Although each of them individually becomes a great and substantial cabinet minister (some of the best of their century), something goes awry. They cannot unite. They squabble, and personal frictions burn away at their loyalty to a shared political vision. All three of them stand to be leader of the Labour Party -and therefore Prime Minister - in 1976. All three of them lose, to a man who does not share their principles, Jim Callaghan. The Labour government crumbles, the party veers disastrously to the far left, and we are all condemned to live in the cash-starved Thatcherite rubble that our country became. Giles Radice must have seemed like the ideal person to tell this story. As an intelligent Labour MP throughout the careers of this extraordinary troika, he can provide reportage straight from the political battlefront.

Unfortunately, Radice is, when it comes to writing biographies, no Roy Jenkins himself. His prose is clearly the work of a man who has been reading too many government reports and not enough literature, with sentence after sentence seeming odd. For example, he describes Crosland as ‘the apple of his parents' eyes.’ Not wrong, but not quite right.

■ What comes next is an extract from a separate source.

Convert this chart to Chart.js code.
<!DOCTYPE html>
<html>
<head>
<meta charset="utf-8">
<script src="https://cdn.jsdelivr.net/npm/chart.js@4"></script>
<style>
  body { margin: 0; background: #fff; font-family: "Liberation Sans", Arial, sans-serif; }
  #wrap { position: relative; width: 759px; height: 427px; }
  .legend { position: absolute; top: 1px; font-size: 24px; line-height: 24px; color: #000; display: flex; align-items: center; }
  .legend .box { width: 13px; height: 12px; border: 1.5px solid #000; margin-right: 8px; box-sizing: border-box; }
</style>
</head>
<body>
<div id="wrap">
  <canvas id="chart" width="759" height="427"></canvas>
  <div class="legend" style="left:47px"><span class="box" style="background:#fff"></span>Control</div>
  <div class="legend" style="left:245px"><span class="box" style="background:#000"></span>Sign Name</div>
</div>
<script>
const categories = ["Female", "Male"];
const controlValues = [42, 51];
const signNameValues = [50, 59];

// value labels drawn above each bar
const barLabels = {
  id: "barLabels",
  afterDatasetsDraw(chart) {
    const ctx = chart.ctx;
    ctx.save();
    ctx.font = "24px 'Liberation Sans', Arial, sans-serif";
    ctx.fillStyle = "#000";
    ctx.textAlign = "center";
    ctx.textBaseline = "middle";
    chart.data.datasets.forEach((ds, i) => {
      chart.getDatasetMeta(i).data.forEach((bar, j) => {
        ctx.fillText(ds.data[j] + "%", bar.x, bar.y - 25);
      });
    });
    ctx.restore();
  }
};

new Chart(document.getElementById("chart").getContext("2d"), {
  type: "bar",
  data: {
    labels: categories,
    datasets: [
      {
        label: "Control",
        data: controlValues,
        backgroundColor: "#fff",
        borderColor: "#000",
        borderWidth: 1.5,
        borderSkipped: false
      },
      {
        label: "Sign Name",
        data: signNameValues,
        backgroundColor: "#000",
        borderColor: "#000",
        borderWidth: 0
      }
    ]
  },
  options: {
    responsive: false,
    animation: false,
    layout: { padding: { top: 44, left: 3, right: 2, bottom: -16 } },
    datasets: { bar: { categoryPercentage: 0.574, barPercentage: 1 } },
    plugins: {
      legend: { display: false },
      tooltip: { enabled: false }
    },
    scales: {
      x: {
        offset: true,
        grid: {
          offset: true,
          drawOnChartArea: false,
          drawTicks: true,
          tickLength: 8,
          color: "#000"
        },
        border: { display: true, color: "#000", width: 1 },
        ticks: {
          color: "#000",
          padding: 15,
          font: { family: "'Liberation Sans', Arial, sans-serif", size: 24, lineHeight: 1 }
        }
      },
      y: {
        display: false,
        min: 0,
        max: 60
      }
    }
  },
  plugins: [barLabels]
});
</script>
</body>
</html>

Yet there is still a huge amount to learn from Friends and Rivals, and even more to enjoy. The dialogue provided by the three subjects is delicious.
In 1975, when Jenkins was clinging to his European principles and Healey was urging greater flexibility, Healey said, "I don't want to be a politician like you, Roy. You are not concerned with the centres of power." Jenkins snapped back, "And what about your centres of belief, Denis?"

No doubt some reviewers will use this book as an excuse to bash our current government by asking where the politicians are today to match this extraordinary triple whammy, but this is probably a trick of perspective.

True, they were all great thinker-politicians, each with Firsts from Oxford (Crosland's The Future of Socialism remains a key text in the development of the Left). But these three - as the book shows - worked in the shadow of great men like Churchill, Atlee and Bevan all of their political lives. It's not hard to imagine, thirty years from now, people asking why they don't have great politicians like Gordon Brown, Clare Short, Mo Mowlam or David Blunkett any more. Politicians in the rear view mirror always seem larger than those sitting on the dashboard.